Redundancy for HTTP trigger functions
The active/active pattern is the best deployment model for HTTP trigger functions. In this case, you need to use Azure Front Door to coordinate requests between both regions. Azure Front Door can route and round-robin HTTP requests between functions running in multiple regions. It also periodically checks the health of each endpoint. When a function in one region stops responding to health checks, Azure Front Door takes it out of rotation, and only forwards traffic to the remaining healthy functions.
Redundancy for non-HTTP trigger functions
Redundancy for functions that consume events from other services requires a different pattern, which works with the failover pattern of the related services.
Active/passive redundancy for non-HTTP trigger functions
Active/passive provides a way for only a single function to process each message while providing a mechanism to fail over to a secondary region in a disaster.
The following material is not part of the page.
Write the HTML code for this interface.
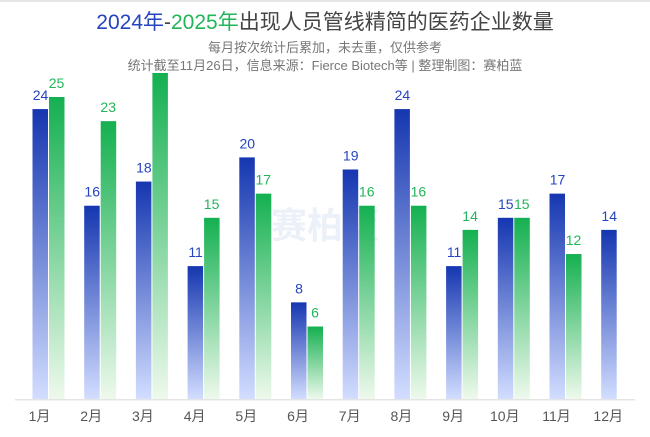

Function apps work with the failover behaviors of the partner services, such as Azure Service Bus geo-recovery and Azure Event Hubs geo-recovery. The secondary function app is considered passive because the failover service to which it's connected isn't currently active, so the function app remains idle.
Consider an example topology using an Azure Event Hubs trigger. In this case, the active/passive pattern requires involve the following components:
- Azure Event Hubs deployed to both a primary and secondary region.
- Geo-disaster enabled to pair the primary and secondary event hubs. This also creates an alias you can use to connect to event hubs and switch from primary to secondary without changing the connection info.
- Function apps are deployed to both the primary and secondary (failover) region, with the app in the secondary region essentially being idle because messages aren't being sent there.
- Function app triggers on the direct (non-alias) connection string for its respective event hub.
- Publishers to the event hub should publish to the alias connection string.
Before failover, publishers sending to the shared alias route to the primary event hub. The primary function app is listening exclusively to the primary event hub. The secondary function app is passive and idle. As soon as failover is initiated, publishers sending to the shared alias are routed to the secondary event hub. The secondary function app now becomes active and starts triggering automatically. Effective failover to a secondary region can be driven entirely from the event hub, with the functions becoming active only when the respective event hub is active.
Active/active redundancy for non-HTTP trigger functions
You can still achieve active/active deployments for non-HTTP triggered functions. However, you need to consider how the two active regions interact or coordinate with one another. When you deploy the same function app to two regions with each triggering on the same Service Bus queue, they would act as competing consumers on de-queueing that queue. While this means each message is only being processed by either one of the instances, it also means there's still a single point of failure on the single Service Bus instance.
You could instead deploy two Service Bus queues, with one in a primary region, one in a secondary region. In this case, you could have two function apps, with each pointed to the Service Bus queue active in their region. The challenge with this topology is how the queue messages are distributed between the two regions. Often, this means that each publisher attempts to publish a message to both regions, and each message is processed by both active function apps. While this creates the desired active/active pattern, it also creates other challenges around duplication of compute and when or how data is consolidated. Because of these challenges, we recommend using the active/passive pattern for non-HTTPS trigger functions.